A few leaks suggest a new API related to the car is coming, called CarKey. It is unknown how much this will interact with CarPlay, but there may be some interface element. Apple's API may allow users to designate iPhones or Apple Watches to act as a digital car key via NFC or BLE. The CarKey API code suggests that BMW may be the first to support it, but it is unknown if th feature will make it to the final release.
Carplay received a major overhaul in iOS 13, with the software bearing a modernized design that matches the rest of the operating system. While the grid-based Home screen was still available, the left shelf has been tweaked and reorganized.
Joining the version are new apps for Settings and Calendar. The former gives options to toggle Do Not Disturb While Driving and Siri Suggestions on the Dashboard, as well as altering its appearance, while the latter offers a list of upcoming appointments and options to navigate to each.
The user interface can be set to alternate between light and dark modes automatically, switching over with the state of the sun, but it can also be set to be in dark mode persistently, though the same cannot be done for light.
The new Dashboard view fills half the display with the map while the other half shows Siri suggestions, the Now Playing widget, and any upcoming appointments.

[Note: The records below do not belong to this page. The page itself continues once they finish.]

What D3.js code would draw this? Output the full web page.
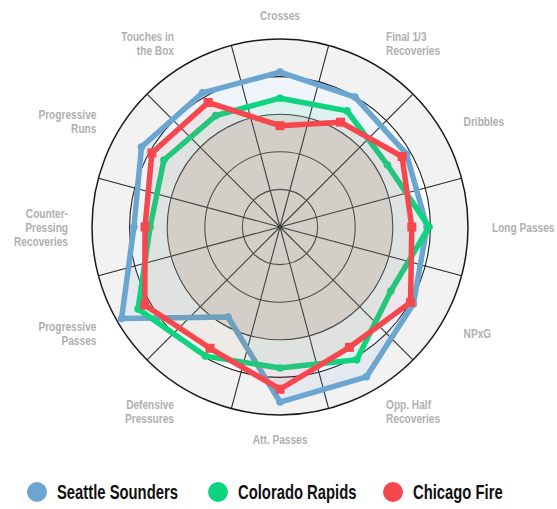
<!DOCTYPE html>
<html><head><meta charset="utf-8">
<script src="https://cdn.jsdelivr.net/npm/d3@7"></script>
<style>
html,body{margin:0;padding:0;background:#fff;}
svg{display:block;}
</style></head>
<body>
<svg id="chart" width="557" height="509"></svg>
<script>
const categories = ["Crosses","Final 1/3\nRecoveries","Dribbles","Long Passes","NPxG","Opp. Half\nRecoveries","Att. Passes","Defensive\nPressures","Progressive\nPasses","Counter-\nPressing\nRecoveries","Progressive\nRuns","Touches in\nthe Box"];
const seriesNames = ["Seattle Sounders","Colorado Rapids","Chicago Fire"];
const seattle = [82.4,79.8,77.7,78.2,81.9,92.0,93.1,55.3,97.3,77.7,85.1,82.4];
const colorado = [68.5,71.3,66.0,79.3,68.1,81.6,75.0,79.3,87.2,69.1,71.3,68.4];
const chicago = [53.9,64.4,75.0,70.1,80.2,73.9,86.3,74.5,83.0,71.8,78.7,76.5];
const ringTicks = [20,40,60,80,100];
const colors = ["#6aa6cf","#0fd47f","#f5474d"];

const svg = d3.select("#chart");
const cx = 280, cy = 227, R = 188;
const r = d3.scaleLinear().domain([0,100]).range([0,R]);
const n = categories.length;
const ang = d3.scaleLinear().domain([0,n]).range([0,2*Math.PI]);
const g = svg.append("g").attr("transform",`translate(${cx},${cy})`);
const FONT = "'Liberation Sans', Arial, sans-serif";

// outer band
const arcBand = d3.arc().innerRadius(r(80)).outerRadius(r(100)).startAngle(0).endAngle(2*Math.PI);
g.append("path").attr("d",arcBand()).attr("fill","#f2f2f2");
// gray disk
g.append("circle").attr("r",r(60)).attr("fill","#f0e5df");

// spokes (sector boundaries)
d3.range(n).forEach(i=>{
  const a = ang(i+0.5);
  g.append("line").attr("x1",0).attr("y1",0)
   .attr("x2",R*Math.sin(a)).attr("y2",-R*Math.cos(a))
   .attr("stroke","#2a2a2a").attr("stroke-width",1.1);
});
// rings
ringTicks.forEach(t=>{
  g.append("circle").attr("r",r(t)).attr("fill","none")
   .attr("stroke", t>=80 ? "#1a1a1a" : "#3a3a3a")
   .attr("stroke-width", t===100 ? 1.5 : 1.1);
});

const fillOp = [0.11,0.08,0.09];
const all = [seattle,colorado,chicago];
const line = d3.lineRadial().angle((d,i)=>ang(i)).radius(d=>r(d)).curve(d3.curveLinearClosed);
all.forEach((vals,k)=>{
  const sg = g.append("g");
  sg.append("path").attr("d",line(vals)).attr("fill",colors[k]).attr("fill-opacity",fillOp[k]);
  sg.append("path").attr("d",line(vals)).attr("fill","none")
    .attr("stroke",colors[k]).attr("stroke-width",5.5).attr("stroke-linejoin","round");
  vals.forEach((v,i)=>{
    const a = ang(i), x = r(v)*Math.sin(a), y = -r(v)*Math.cos(a);
    if(k===2){
      sg.append("rect").attr("x",x-4.5).attr("y",y-4.5).attr("width",9).attr("height",9).attr("fill",colors[k]);
    } else {
      sg.append("circle").attr("cx",x).attr("cy",y).attr("r",3.8).attr("fill",colors[k]);
    }
  });
});

// labels (condensed via horizontal scale around the anchor)
const labR = 212, lh = 14, sx = 0.78;
categories.forEach((c,i)=>{
  const a = ang(i);
  const x = labR*Math.sin(a), y = -labR*Math.cos(a);
  const deg = i*360/n;
  const anchor = (deg===0||deg===180) ? "middle" : (deg<180 ? "start":"end");
  const lines = c.split("\n");
  const t = g.append("text").attr("transform",`translate(${x},${y}) scale(${sx},1)`)
    .attr("text-anchor",anchor)
    .attr("font-family",FONT)
    .attr("font-weight","bold").attr("font-size",13).attr("fill","#b0b0b0");
  lines.forEach((l,j)=>{
    t.append("tspan").attr("x",0).attr("y", (j-(lines.length-1)/2)*lh)
     .attr("dominant-baseline","central").text(l);
  });
});

// legend
const legX = [37,218,393], legY = 492;
seriesNames.forEach((s,k)=>{
  svg.append("circle").attr("cx",legX[k]).attr("cy",legY).attr("r",10).attr("fill",colors[k]);
  svg.append("text").attr("transform",`translate(${legX[k]+20},${legY}) scale(0.76,1)`)
    .attr("dominant-baseline","central")
    .attr("font-family",FONT).attr("font-weight","bold")
    .attr("font-size",19.5).attr("fill","#111").text(s);
});
</script>
</body></html>
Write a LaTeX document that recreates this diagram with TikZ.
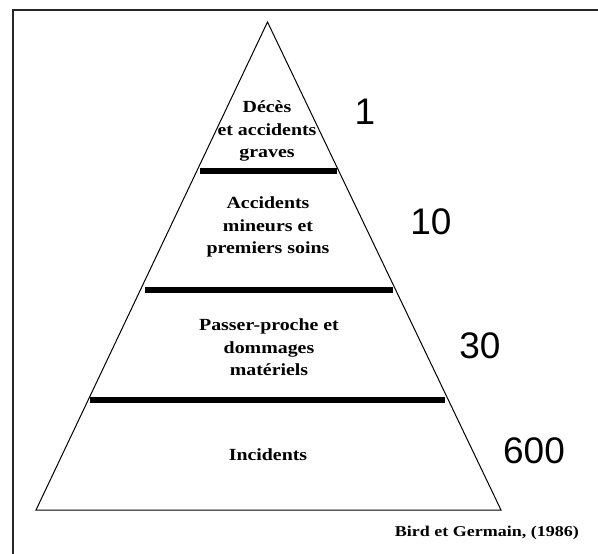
\documentclass[tikz,border=0pt]{standalone}
\usepackage{fontspec}
\setmainfont{Liberation Serif}
\newfontfamily\lblfont{Liberation Serif}[FakeStretch=1.17]
\newfontfamily\citefont{Liberation Serif}[FakeStretch=1.2]
\newfontfamily\numfont{Liberation Sans}
\begin{document}
\begin{tikzpicture}[x=1pt,y=-1pt,
  lbl/.style={align=center, font=\lblfont\bfseries\fontsize{17}{22.5}\selectfont, inner sep=0pt},
  num/.style={font=\numfont\fontsize{37}{40}\selectfont, inner sep=0pt},
  cite/.style={font=\citefont\bfseries\fontsize{15}{18}\selectfont, inner sep=0pt},
  bar/.style={line width=6pt},
  pyr/.style={line width=1pt, line join=miter},
  frame/.style={line width=1.5pt, black!85}]
\useasboundingbox (0,0) rectangle (598,554);
% frame (only top and left edges visible)
\coordinate (fbl) at (13,554);
\coordinate (ftl) at (13,10);
\coordinate (ftr) at (598,10);
\draw[frame] (fbl) -- (ftl) -- (ftr);
% pyramid
\coordinate (apex) at (267.5,22);
\coordinate (bl) at (36,510);
\coordinate (br) at (501,510);
\draw[pyr] (apex) -- (br) -- (bl) -- cycle;
% separating bars
\coordinate (b1l) at (200,171);
\coordinate (b1r) at (337,171);
\coordinate (b2l) at (145,290);
\coordinate (b2r) at (393,290);
\coordinate (b3l) at (90,399.5);
\coordinate (b3r) at (445,399.5);
\draw[bar] (b1l) -- (b1r);
\draw[bar] (b2l) -- (b2r);
\draw[bar] (b3l) -- (b3r);
% labels
\node[lbl] (l1) at (267,131) {Décès\\et accidents\\graves};
\node[lbl] (l2) at (268,227) {Accidents\\mineurs et\\premiers soins};
\node[lbl] (l3) at (269,347.5) {Passer-proche et\\dommages\\matériels};
\node[lbl] (l4) at (268,455) {Incidents};
% numbers
\node[num] (n1) at (365,112) {1};
\node[num] (n2) at (431,222) {10};
\node[num] (n3) at (480,346) {30};
\node[num] (n4) at (534,451) {600};
% citation
\node[cite, anchor=east] (src) at (579,533) {Bird et Germain, (1986)};
\end{tikzpicture}
\end{document}
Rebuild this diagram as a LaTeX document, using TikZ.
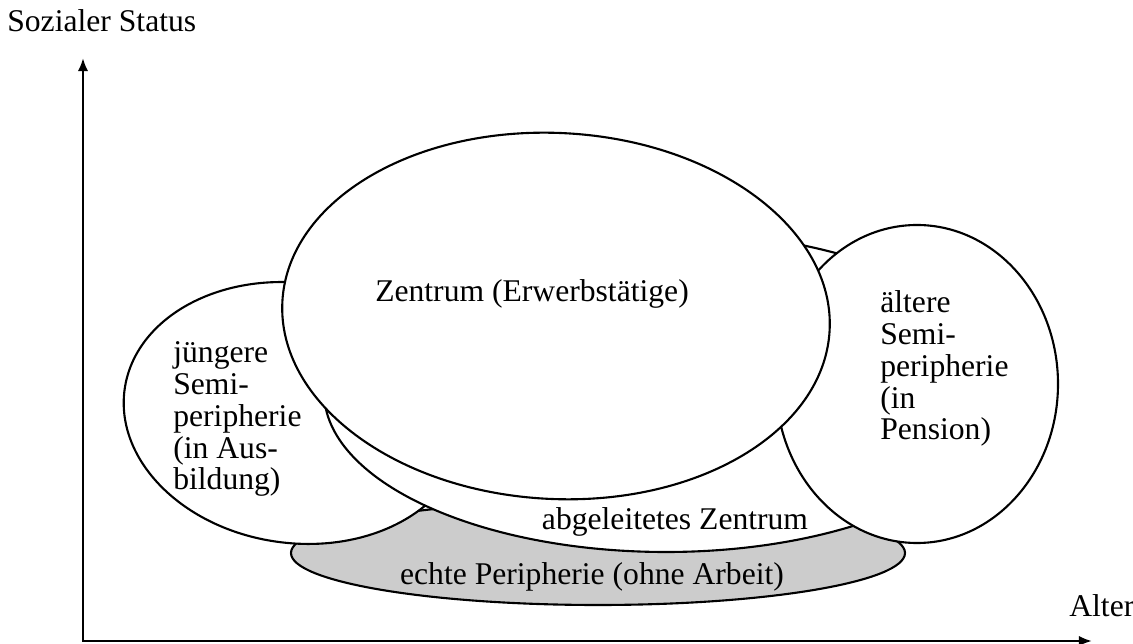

Siri also received an upgrade, with a new voice and the ability to interact with third-party audio and navigation apps. Support for "Hey, Siri" is also included, so Siri can be invoked without pressing a button.
In iOS 13.4 Apple added the ability for third party map apps to take advantage of the re-designed dashboard. Now, once updated, apps like Google Maps can display their map data in the map pane.
The key changes for CarPlay in iOS 12 focused on mapping applications. For Apple's own Maps, it replaced its mapping data with its own in-house data instead of relying on third-parties.
Performance improvements for audio apps were also made, including smoother animations and quicker startup times.
In iOS 10.3, CarPlay was updated to make it easier for users to switch between apps. Replacing a small permanent link to Apple Maps, the left menu now shows a set of three icons, based on how recently they were used within CarPlay or when the host iPhone is used away from the vehicle.
While this may seem to show the last three apps used, including third-party apps compatible with CarPlay, there are some caveats to what apps are highlighted in this task switcher.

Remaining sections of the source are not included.